Он принял советника, тот повторил всю историю с самого начала, и Коммунист, не вдаваясь в подробности, заявил, что необходимость какой-либо активности в связи с выявленными фактами отсутствует. Проще было сказать: «Ничего не делайте. Забудьте. Мне по-хрену», но он всегда следил за своими словами в присутствии советника. Тот, проявив недюжинную смекалку по поводу вчерашнего «резона», предложил использовать полученную информацию альтернативным образом. Глядя на лежащий на столе конверт Коммунист отрицательно покачал головой. Вежливо помолчав несколько секунд, советник конкретизировал свою мысль:

– Можно подбросить эту информацию Бородатому, чтобы они с Шутником сцепились.

Когда прозвучало слово «Бородатому», Коммунист отвел взгляд в сторону от преданного, но ничуть не подобострастного взгляда советника, а при слове «Шутник» и вовсе отвернулся к стеклянной стене, через которую открывался вид на ухоженный парк, лес и горы вдали. Сахарные, не ведающие кариеса, клыки Альп, вырастая из серо-зеленых цинготных десен, вонзались в голубое небо. Ему послышалось, хотя вряд ли это было возможно в кондиционируемом кабинете, как чижики, соловьи, или еще какая-то гринписовская сволочь радостно щебечет за окном.

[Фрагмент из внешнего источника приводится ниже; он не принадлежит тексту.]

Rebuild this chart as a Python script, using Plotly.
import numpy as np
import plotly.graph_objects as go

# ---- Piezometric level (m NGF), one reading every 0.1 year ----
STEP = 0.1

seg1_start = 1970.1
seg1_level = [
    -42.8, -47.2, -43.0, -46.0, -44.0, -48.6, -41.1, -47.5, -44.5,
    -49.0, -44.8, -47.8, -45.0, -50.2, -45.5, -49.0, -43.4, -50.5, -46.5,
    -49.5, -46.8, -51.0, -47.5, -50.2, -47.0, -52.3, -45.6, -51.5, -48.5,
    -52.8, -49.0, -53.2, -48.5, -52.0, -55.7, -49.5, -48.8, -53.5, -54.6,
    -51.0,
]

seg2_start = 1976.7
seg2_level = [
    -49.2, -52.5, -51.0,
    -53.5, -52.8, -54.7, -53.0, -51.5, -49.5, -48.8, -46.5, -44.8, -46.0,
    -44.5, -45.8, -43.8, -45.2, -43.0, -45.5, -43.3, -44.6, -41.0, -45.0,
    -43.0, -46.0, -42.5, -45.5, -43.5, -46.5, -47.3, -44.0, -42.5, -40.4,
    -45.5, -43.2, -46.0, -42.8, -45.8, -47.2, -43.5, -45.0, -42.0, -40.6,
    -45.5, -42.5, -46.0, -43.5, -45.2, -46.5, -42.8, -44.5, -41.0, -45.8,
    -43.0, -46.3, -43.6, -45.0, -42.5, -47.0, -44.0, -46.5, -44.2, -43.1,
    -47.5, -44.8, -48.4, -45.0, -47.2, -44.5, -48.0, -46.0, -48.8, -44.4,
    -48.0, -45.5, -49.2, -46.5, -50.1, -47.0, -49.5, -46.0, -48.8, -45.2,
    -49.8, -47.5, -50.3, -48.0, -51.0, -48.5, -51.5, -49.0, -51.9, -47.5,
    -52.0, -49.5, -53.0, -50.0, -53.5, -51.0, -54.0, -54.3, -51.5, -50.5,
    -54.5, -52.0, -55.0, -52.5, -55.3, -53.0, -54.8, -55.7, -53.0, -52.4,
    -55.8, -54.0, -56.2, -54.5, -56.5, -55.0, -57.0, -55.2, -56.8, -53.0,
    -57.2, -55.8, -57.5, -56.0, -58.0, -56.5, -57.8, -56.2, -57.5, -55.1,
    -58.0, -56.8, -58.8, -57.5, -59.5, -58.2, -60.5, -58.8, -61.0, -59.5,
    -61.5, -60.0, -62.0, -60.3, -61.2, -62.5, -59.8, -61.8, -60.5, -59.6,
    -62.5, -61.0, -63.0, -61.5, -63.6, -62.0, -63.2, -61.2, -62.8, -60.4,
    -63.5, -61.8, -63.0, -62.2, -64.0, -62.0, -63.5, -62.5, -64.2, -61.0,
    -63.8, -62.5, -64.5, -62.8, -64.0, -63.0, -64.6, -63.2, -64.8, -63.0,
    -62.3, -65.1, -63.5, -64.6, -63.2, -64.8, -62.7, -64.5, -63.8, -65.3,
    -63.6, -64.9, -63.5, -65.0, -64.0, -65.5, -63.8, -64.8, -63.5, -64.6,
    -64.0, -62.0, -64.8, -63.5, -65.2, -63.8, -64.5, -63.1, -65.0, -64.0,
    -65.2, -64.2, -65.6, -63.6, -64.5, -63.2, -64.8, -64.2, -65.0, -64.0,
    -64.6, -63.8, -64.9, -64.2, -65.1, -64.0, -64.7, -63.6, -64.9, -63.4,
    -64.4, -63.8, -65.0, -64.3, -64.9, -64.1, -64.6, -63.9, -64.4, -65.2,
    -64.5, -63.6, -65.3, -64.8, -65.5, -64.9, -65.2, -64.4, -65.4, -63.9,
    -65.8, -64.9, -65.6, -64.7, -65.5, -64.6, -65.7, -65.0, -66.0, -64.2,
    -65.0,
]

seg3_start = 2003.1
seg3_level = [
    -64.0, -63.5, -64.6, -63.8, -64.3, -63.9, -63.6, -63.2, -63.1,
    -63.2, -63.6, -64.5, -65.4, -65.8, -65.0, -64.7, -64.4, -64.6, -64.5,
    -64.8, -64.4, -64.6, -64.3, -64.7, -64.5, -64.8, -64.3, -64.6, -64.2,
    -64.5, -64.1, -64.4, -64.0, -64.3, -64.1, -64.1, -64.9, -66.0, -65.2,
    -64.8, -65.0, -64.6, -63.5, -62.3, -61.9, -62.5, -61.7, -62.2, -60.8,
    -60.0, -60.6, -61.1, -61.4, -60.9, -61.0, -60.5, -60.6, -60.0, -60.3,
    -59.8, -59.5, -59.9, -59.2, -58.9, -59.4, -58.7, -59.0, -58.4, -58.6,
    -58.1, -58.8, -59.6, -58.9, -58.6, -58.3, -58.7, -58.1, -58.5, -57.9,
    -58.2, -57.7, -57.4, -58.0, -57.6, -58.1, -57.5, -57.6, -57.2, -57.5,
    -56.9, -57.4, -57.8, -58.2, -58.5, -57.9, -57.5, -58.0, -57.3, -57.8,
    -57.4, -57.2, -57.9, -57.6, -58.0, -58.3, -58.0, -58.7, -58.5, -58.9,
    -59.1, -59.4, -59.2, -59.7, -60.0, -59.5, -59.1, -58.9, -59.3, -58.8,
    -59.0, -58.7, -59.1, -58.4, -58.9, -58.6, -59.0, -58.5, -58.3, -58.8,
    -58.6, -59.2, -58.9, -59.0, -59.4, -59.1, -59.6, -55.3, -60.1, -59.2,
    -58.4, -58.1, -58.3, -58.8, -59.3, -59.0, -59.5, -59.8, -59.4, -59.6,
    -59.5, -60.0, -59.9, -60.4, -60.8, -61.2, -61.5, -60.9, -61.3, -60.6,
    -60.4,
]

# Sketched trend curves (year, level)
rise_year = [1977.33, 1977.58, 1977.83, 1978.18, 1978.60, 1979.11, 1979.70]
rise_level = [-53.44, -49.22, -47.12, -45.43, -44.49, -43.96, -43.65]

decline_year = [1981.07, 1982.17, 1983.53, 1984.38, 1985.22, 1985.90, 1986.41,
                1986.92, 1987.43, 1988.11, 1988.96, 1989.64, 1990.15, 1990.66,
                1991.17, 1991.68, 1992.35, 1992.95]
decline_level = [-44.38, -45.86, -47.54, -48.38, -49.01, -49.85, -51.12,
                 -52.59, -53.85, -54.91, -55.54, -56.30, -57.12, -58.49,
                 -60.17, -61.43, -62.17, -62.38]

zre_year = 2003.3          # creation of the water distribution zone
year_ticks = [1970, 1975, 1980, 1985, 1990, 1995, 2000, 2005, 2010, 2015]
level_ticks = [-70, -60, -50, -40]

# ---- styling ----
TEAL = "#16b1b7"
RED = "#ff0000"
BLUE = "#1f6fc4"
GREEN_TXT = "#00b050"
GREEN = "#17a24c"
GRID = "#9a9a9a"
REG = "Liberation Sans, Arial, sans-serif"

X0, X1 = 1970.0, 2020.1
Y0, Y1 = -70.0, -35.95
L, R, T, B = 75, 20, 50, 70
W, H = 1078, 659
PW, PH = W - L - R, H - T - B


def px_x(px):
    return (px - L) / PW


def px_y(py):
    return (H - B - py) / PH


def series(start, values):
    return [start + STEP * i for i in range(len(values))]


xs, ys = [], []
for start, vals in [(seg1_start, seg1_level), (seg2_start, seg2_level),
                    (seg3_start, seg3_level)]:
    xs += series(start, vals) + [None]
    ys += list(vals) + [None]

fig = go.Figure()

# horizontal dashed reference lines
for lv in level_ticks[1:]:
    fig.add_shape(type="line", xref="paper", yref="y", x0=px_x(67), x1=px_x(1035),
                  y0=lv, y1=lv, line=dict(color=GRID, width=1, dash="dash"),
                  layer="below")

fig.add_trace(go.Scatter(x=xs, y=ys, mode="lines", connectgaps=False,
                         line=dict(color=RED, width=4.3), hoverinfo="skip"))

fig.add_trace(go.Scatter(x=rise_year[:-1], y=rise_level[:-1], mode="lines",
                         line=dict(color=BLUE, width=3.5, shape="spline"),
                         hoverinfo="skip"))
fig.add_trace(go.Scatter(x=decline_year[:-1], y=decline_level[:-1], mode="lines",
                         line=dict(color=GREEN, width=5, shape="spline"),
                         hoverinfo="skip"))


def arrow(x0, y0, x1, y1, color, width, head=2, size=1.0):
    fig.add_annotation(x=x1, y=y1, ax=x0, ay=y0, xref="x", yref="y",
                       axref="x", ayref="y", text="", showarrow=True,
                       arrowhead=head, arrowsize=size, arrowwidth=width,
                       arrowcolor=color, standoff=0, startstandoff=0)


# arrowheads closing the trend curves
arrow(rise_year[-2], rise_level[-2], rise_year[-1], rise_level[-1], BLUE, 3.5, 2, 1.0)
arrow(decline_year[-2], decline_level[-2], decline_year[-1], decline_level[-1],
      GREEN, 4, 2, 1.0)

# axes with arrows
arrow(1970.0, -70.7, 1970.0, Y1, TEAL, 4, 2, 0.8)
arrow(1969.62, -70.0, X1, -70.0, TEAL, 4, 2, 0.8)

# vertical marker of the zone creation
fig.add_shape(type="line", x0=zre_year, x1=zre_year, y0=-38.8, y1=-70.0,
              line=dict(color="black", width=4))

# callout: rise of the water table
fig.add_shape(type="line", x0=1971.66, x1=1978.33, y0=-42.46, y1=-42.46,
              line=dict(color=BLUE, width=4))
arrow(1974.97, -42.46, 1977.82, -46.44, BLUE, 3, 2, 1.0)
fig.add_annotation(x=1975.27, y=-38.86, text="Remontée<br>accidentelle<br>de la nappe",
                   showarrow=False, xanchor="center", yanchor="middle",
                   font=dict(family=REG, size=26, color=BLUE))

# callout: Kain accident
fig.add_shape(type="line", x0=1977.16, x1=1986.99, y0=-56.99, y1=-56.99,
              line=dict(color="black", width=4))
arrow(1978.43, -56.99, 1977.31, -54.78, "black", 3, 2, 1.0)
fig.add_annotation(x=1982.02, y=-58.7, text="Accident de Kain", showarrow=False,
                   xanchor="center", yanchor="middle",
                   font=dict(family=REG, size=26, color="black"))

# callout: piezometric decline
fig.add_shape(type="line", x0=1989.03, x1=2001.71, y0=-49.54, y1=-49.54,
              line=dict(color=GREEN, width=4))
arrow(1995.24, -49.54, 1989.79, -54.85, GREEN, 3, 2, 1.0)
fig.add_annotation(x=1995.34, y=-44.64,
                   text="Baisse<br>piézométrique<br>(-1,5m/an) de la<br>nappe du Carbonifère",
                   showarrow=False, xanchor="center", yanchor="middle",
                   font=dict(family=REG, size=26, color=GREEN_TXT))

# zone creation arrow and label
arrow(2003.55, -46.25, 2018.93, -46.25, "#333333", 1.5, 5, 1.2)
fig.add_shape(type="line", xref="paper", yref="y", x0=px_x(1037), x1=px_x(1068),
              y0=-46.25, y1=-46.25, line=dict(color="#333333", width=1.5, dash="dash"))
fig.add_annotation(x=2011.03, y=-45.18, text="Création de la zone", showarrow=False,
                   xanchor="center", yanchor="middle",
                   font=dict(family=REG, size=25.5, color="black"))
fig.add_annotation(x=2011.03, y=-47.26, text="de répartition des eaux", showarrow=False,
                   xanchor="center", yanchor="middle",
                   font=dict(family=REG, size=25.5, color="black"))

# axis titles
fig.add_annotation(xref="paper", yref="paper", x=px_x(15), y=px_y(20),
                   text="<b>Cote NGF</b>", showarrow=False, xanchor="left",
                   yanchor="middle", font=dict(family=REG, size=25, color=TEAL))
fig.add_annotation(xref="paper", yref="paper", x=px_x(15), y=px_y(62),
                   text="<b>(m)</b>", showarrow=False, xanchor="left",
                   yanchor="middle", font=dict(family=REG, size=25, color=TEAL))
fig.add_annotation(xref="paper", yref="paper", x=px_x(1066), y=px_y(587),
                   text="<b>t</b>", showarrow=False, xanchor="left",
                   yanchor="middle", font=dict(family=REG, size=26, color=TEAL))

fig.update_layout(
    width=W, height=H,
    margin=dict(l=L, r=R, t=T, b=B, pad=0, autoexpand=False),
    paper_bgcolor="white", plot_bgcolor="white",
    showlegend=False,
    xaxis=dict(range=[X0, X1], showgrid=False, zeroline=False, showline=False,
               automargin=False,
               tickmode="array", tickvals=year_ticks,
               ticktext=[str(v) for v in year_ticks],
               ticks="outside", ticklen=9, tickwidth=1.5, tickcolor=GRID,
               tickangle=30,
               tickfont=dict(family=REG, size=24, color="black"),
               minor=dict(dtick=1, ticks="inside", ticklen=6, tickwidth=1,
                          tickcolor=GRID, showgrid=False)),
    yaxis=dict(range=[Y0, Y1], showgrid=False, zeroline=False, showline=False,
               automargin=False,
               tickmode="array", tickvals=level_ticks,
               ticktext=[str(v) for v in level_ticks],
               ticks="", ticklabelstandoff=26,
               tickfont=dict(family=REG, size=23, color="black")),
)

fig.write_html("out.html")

Можно было подбросить. А можно было и не подбрасывать. Пять минут назад он дал понять собеседнику, что у него нет конфликта интересов с Шутником. Потому что. Но птенец гнезда Петрова продолжал мягонько этак настаивать, подвигая его к решению: «Подбросьте и Шутнику, и Бородатому». Здоровы чужими руками… Не хватало еще, чтобы он осмелился вслух произнести коронную ментовскую фразу: «это в ваших же интересах», бесившую Коммуниста до судорог. Понятно, к чертовой матери, в чьих это будет интересах. И хотя советник замолчал вовремя, сидящий за столом человек почувствовал, как онемели у него кончики пальцев. Он перевел взгляд на далекую, украшенную лепниной, стену огромного кабинета, потом – на изгаженный фреской потолок… Слащавая итальянская мерзость! Зыбкая тошнота возникла в животе, медленно поползла вверх, остановилась в горле. Он сглотнул до хруста в ушах, тошнота унялась, толком не начавшееся бешенство уступило место апатии.

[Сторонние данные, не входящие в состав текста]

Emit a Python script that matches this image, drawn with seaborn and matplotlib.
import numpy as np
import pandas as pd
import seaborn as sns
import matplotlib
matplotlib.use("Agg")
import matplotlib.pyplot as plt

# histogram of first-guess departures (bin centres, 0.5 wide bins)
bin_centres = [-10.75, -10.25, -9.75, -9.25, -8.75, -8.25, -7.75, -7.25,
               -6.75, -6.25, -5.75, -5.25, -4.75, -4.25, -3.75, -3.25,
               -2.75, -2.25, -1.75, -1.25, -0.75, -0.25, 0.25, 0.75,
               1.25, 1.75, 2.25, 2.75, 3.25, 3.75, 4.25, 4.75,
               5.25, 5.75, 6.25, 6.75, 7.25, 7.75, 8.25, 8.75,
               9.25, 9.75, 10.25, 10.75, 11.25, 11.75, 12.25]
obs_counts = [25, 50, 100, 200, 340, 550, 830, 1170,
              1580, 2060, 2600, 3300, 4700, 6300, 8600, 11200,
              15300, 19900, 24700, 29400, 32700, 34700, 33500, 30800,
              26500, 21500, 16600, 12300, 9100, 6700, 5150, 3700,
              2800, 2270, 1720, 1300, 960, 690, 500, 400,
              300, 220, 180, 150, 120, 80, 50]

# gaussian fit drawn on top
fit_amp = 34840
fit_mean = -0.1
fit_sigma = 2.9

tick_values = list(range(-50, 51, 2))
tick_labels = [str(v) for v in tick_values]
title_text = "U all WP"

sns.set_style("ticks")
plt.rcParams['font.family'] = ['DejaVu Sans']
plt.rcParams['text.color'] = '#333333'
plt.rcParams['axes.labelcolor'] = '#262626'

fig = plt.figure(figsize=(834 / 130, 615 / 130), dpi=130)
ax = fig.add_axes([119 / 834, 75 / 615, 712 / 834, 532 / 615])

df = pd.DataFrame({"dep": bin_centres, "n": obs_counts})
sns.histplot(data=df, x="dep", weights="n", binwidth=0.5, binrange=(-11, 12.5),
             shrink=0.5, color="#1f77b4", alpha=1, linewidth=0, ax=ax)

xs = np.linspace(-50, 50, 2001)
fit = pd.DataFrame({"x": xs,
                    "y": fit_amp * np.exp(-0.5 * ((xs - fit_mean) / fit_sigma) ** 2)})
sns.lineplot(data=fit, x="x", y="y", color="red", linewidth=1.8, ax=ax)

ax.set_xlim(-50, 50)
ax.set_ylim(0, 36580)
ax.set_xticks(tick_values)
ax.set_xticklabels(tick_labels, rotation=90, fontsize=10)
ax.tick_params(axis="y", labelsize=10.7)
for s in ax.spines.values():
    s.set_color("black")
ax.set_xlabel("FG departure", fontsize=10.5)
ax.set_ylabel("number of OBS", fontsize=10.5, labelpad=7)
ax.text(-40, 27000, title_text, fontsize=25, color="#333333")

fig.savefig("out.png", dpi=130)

В своих бесконечных циклах «яхта-врач-самолет» он, похоже, доездился до того самого швейцарского санатория, где доживала свой век мама юриста-полиглота, и где теперь предстояло поселиться ему самому. И дай бог, чтобы на три-четыре месяца, а не насовсем. На фоне этой перспективы конструирование чужих мытарств – и, кстати сказать, совсем не смертельных! – было ему совершенно не интересно.

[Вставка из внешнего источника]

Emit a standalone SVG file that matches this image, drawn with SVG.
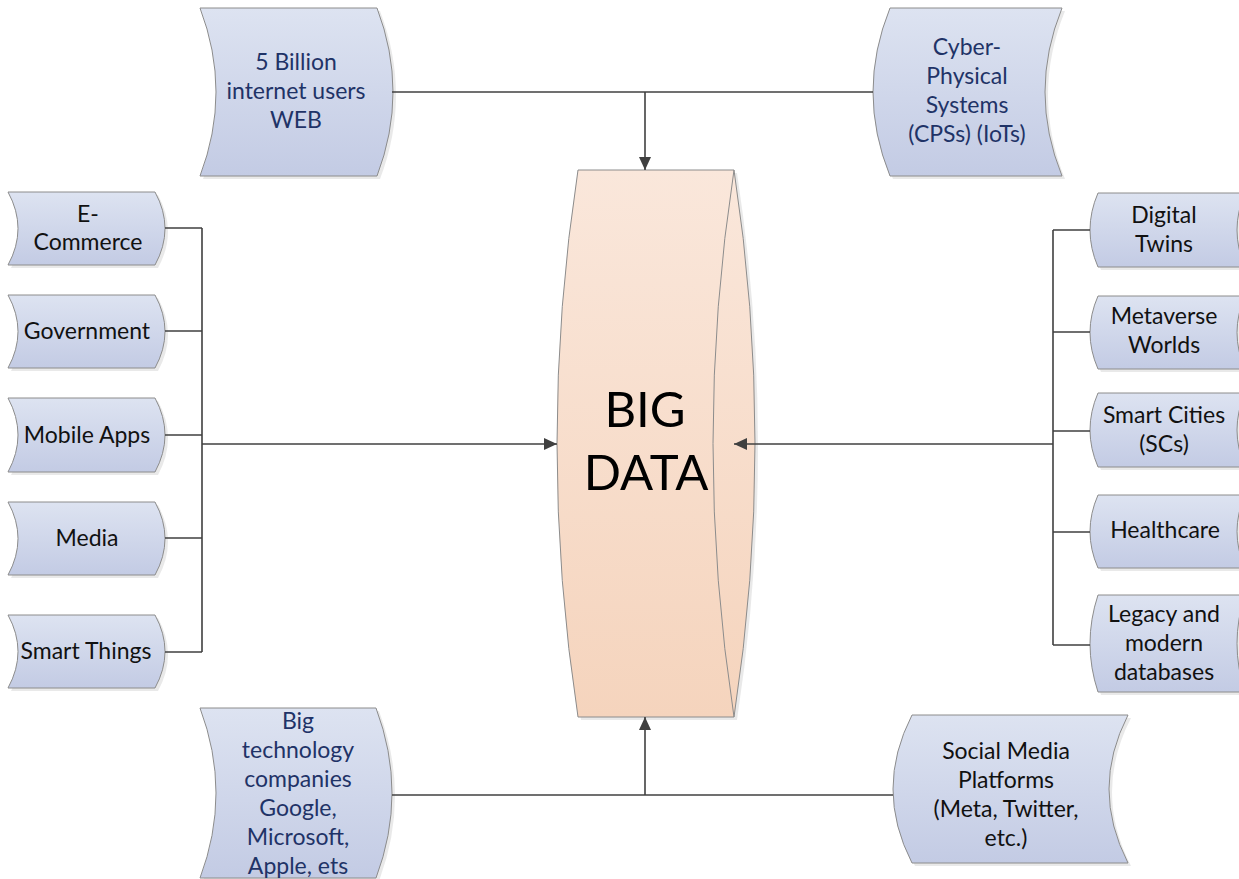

Советник молча и неподвижно ждал ответа. Коммунист встал из-за стола, медленно дошел до прозрачной стены, прижался лбом к прохладному стеклу. Красоты за окном намекали на свободу и счастье, на то самое, для чего человек создан как птица для полета. Действительно, он мог купить себе белоснежный Монблан, сесть голой задницей на его вершину и скатиться вниз. Это был вполне реализуемый вариант, сулящий сказочное веселье. Но лед стекла, в которое он упирался лбом и носом, напоминал о другом. Он, взирающий из огромных окон виллы на альпийские красоты, был частью системы, подвергался определенным воздействиям, был неким передаточным звеном между чем-то и чем-то. И возможность практически неограниченных трат на собственное потребление (покупка Монблана, например) положения дел не меняла. Стекло отгораживало его от непосредственного восприятия жизни, от той банальной свободы, иллюзия которой есть только в молодости, и имеет под собой вполне понятную физиологическую основу. У него, за стеклом, особенной свободы не было. Было «дело» и отношения с другими… как бы это сказать… «персонами». Сейчас он должен был завизировать совершенно ненужное ему решение и привести в действие некие механизмы. И кое-кому от действия этих механизмов станет весьма солоно.